A new month, and a new issue of Imbibe magazine is out.
Along with features about the drinks of Jamaica and 15 beverage innovators (and a nice quote by Darcy in the Distilled section, and a drink by Jamie Boudreau in the Uncorked section), and a piece about vermouth in the Elements department (there’s the self-serving reference for the day), this issue includes a new regular column, “What the Doctor Orders,” by Ted “Dr. Cocktail” Haigh.
Doc doesn’t mess around with this debut column, and heads right for the 19th century with a full-bore effort to revive the Fix. As he writes, “In its short 38-year lifespan, even bartenders pondered what made a fix a fix.” Starting with a mix of booze, lemon juice, water, sugar and ice, the fix evolved into a concoction made with pineapple or raspberry syrups, and occasionally liqueurs, before disappearing as the new century dawned. Haigh takes his fixes from this later stage of development, and prescribes two fixes that include a homemade pineapple syrup.
Obscure cocktail … exacting preparation … ingredients that require special shopping trips and at least 24 hours of preparation time … sounds like my kind of drink!
To make one of these fixes, you need to have pineapple syrup on hand. While I suppose you can buy it, the idea of processed pineapple-flavored syrups kind of gives me the shudders, so I elected to follow the home-brew method.
- 4 cups sugar
- 2 cups water
- 1 small pineapple
- smidgen of vodka or other neutral-flavored spirits
Mix the sugar and water until fully dissolved. Add the pineapple (skinned and cubed), and let sit for 24 hours. Remove the pineapple, pressing with a hand juicer to get some juice into the mix. Strain through cheesecloth or a fine strainer, and add the spirits for preservative. Refrigerate.
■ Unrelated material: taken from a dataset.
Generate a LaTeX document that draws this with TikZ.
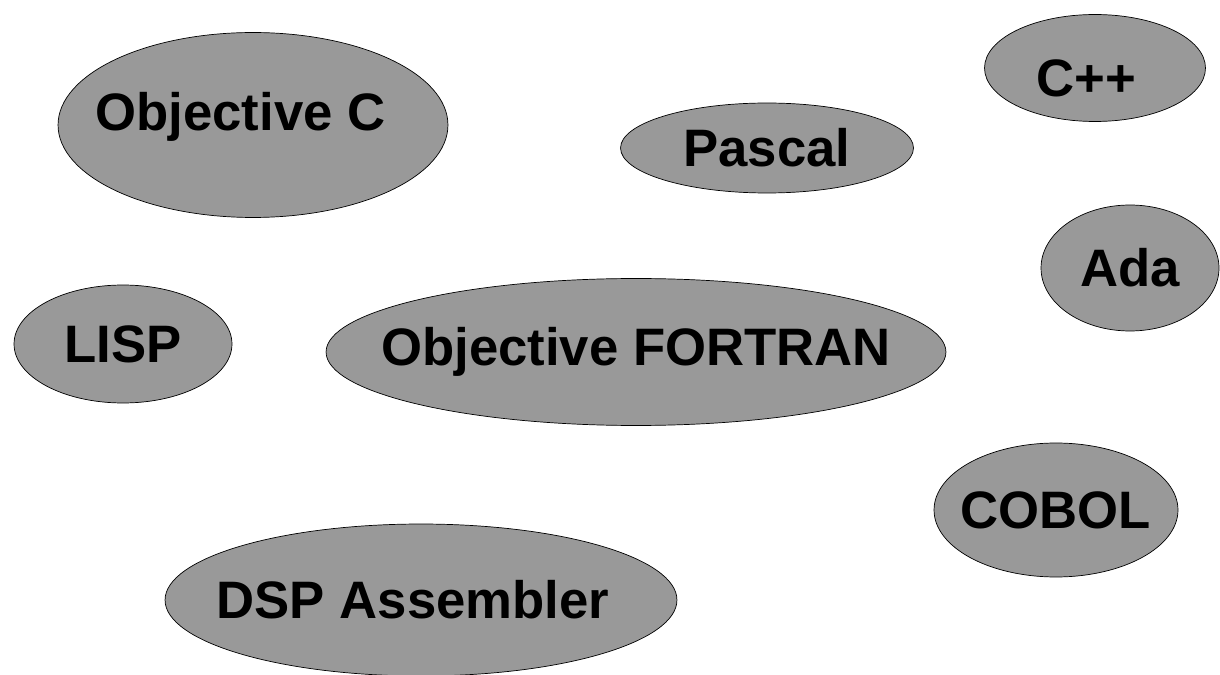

Brandy Fix (Haigh credits this to Harry Johnson’s Bartender’s Manual, 1888)
- 2 ounces brandy
- 1/2 ounce fresh lime juice
- 1/2 ounce pineapple syrup
- dash of green Chartreuse
- 1/4 ounce simple syrup
Shake with ice and strain into a wine glass or tumbler filled with crushed ice. Add a splash of seltzer, adorn with lots of fruit and go to it.
I think the Chartreuse was what prompted me to make this — combined with the pineapple syrup and the always kind of haughty taste of brandy, the Chartreuse made the Fix taste like a true 19th century creature.